Quote all lines below exactly. Images stay out.

Source data:
--- BEGIN ---
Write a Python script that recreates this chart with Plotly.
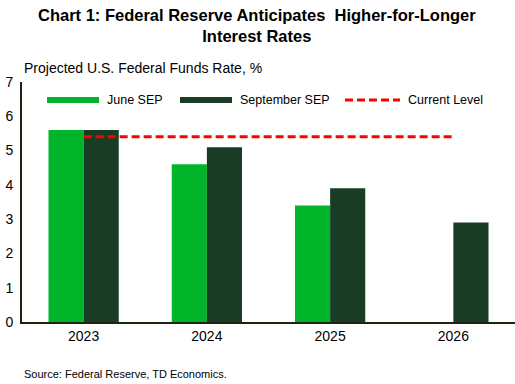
import plotly.graph_objects as go

years = ["2023", "2024", "2025", "2026"]
june_sep = [5.6, 4.6, 3.4, None]
september_sep = [5.6, 5.1, 3.9, 2.9]
current_level = [5.4, 5.4, 5.4, 5.4]

GREEN = "#00B52A"
DARK = "#183D24"
RED = "#FF0000"
FONT = "Liberation Sans, Arial, sans-serif"

L, R, T, B, W, H = 22, 0, 82, 62, 515, 384
PW, PH = W - L - R, H - T - B


def px(x):
    return (x - L) / PW


def py(y):
    return (H - B - y) / PH


fig = go.Figure()
fig.add_trace(go.Bar(x=years, y=june_sep, name="June SEP", marker_color=GREEN,
                     marker_line_width=0, showlegend=False))
fig.add_trace(go.Bar(x=years, y=september_sep, name="September SEP", marker_color=DARK,
                     marker_line_width=0, showlegend=False))
fig.add_trace(go.Scatter(x=years, y=current_level, mode="lines", name="Current Level",
                         line=dict(color=RED, width=3, dash="8px,4px"), showlegend=False))

# legend drawn as line swatches + labels
legend_items = [
    ("June SEP", GREEN, 6, "solid", 47, 99),
    ("September SEP", DARK, 6, "solid", 180, 232),
    ("Current Level", RED, 3, "8px,4px", 345, 400),
]
shapes = []
annotations = []
for name, color, width, dash, x0, x1 in legend_items:
    shapes.append(dict(type="line", xref="paper", yref="paper", x0=px(x0), x1=px(x1),
                       y0=py(100), y1=py(100), line=dict(color=color, width=width, dash=dash)))
    annotations.append(dict(text=name, xref="paper", yref="paper", x=px(x1 + 6), y=py(100),
                            xanchor="left", yanchor="middle", showarrow=False,
                            font=dict(family=FONT, size=12.5, color="#000000")))

annotations += [
    dict(text="<b>Chart 1: Federal Reserve Anticipates  Higher-for-Longer<br>Interest Rates</b>",
         xref="paper", yref="paper", x=px(257), y=py(4),
         xanchor="center", yanchor="top", showarrow=False, align="center",
         font=dict(family=FONT, size=16.5, color="#000000")),
    dict(text="Projected U.S. Federal Funds Rate, %", xref="paper", yref="paper",
         x=0, y=py(68), xanchor="left", yanchor="middle", showarrow=False,
         font=dict(family=FONT, size=14, color="#000000")),
    dict(text="Source: Federal Reserve, TD Economics.", xref="paper", yref="paper",
         x=0, y=py(374), xanchor="left", yanchor="middle", showarrow=False,
         font=dict(family=FONT, size=11, color="#000000")),
]

fig.update_layout(
    width=W, height=H,
    margin=dict(l=L, r=R, t=T, b=B),
    paper_bgcolor="white", plot_bgcolor="white",
    font=dict(family=FONT, size=14, color="#000000"),
    barmode="group", bargap=0.43, bargroupgap=0,
    showlegend=False,
    xaxis=dict(type="category", showgrid=False, showline=True, linecolor="#1F2412",
               linewidth=2, ticks="", tickfont=dict(size=14)),
    yaxis=dict(range=[0, 7], dtick=1, showgrid=False, showline=True, linecolor="#1F2412",
               linewidth=2, ticks="", tickfont=dict(size=14), zeroline=False,
               ticklabelstandoff=4),
    shapes=shapes,
    annotations=annotations,
)

fig.write_html("out.html", config={"displayModeBar": False},
               post_script="document.body.style.margin='0';document.body.style.overflow='hidden';")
--- END ---
Answer below:
Write a Python script that recreates this chart with Plotly.
import plotly.graph_objects as go

years = ["2023", "2024", "2025", "2026"]
june_sep = [5.6, 4.6, 3.4, None]
september_sep = [5.6, 5.1, 3.9, 2.9]
current_level = [5.4, 5.4, 5.4, 5.4]

GREEN = "#00B52A"
DARK = "#183D24"
RED = "#FF0000"
FONT = "Liberation Sans, Arial, sans-serif"

L, R, T, B, W, H = 22, 0, 82, 62, 515, 384
PW, PH = W - L - R, H - T - B


def px(x):
    return (x - L) / PW


def py(y):
    return (H - B - y) / PH


fig = go.Figure()
fig.add_trace(go.Bar(x=years, y=june_sep, name="June SEP", marker_color=GREEN,
                     marker_line_width=0, showlegend=False))
fig.add_trace(go.Bar(x=years, y=september_sep, name="September SEP", marker_color=DARK,
                     marker_line_width=0, showlegend=False))
fig.add_trace(go.Scatter(x=years, y=current_level, mode="lines", name="Current Level",
                         line=dict(color=RED, width=3, dash="8px,4px"), showlegend=False))

# legend drawn as line swatches + labels
legend_items = [
    ("June SEP", GREEN, 6, "solid", 47, 99),
    ("September SEP", DARK, 6, "solid", 180, 232),
    ("Current Level", RED, 3, "8px,4px", 345, 400),
]
shapes = []
annotations = []
for name, color, width, dash, x0, x1 in legend_items:
    shapes.append(dict(type="line", xref="paper", yref="paper", x0=px(x0), x1=px(x1),
                       y0=py(100), y1=py(100), line=dict(color=color, width=width, dash=dash)))
    annotations.append(dict(text=name, xref="paper", yref="paper", x=px(x1 + 6), y=py(100),
                            xanchor="left", yanchor="middle", showarrow=False,
                            font=dict(family=FONT, size=12.5, color="#000000")))

annotations += [
    dict(text="<b>Chart 1: Federal Reserve Anticipates  Higher-for-Longer<br>Interest Rates</b>",
         xref="paper", yref="paper", x=px(257), y=py(4),
         xanchor="center", yanchor="top", showarrow=False, align="center",
         font=dict(family=FONT, size=16.5, color="#000000")),
    dict(text="Projected U.S. Federal Funds Rate, %", xref="paper", yref="paper",
         x=0, y=py(68), xanchor="left", yanchor="middle", showarrow=False,
         font=dict(family=FONT, size=14, color="#000000")),
    dict(text="Source: Federal Reserve, TD Economics.", xref="paper", yref="paper",
         x=0, y=py(374), xanchor="left", yanchor="middle", showarrow=False,
         font=dict(family=FONT, size=11, color="#000000")),
]

fig.update_layout(
    width=W, height=H,
    margin=dict(l=L, r=R, t=T, b=B),
    paper_bgcolor="white", plot_bgcolor="white",
    font=dict(family=FONT, size=14, color="#000000"),
    barmode="group", bargap=0.43, bargroupgap=0,
    showlegend=False,
    xaxis=dict(type="category", showgrid=False, showline=True, linecolor="#1F2412",
               linewidth=2, ticks="", tickfont=dict(size=14)),
    yaxis=dict(range=[0, 7], dtick=1, showgrid=False, showline=True, linecolor="#1F2412",
               linewidth=2, ticks="", tickfont=dict(size=14), zeroline=False,
               ticklabelstandoff=4),
    shapes=shapes,
    annotations=annotations,
)

fig.write_html("out.html", config={"displayModeBar": False},
               post_script="document.body.style.margin='0';document.body.style.overflow='hidden';")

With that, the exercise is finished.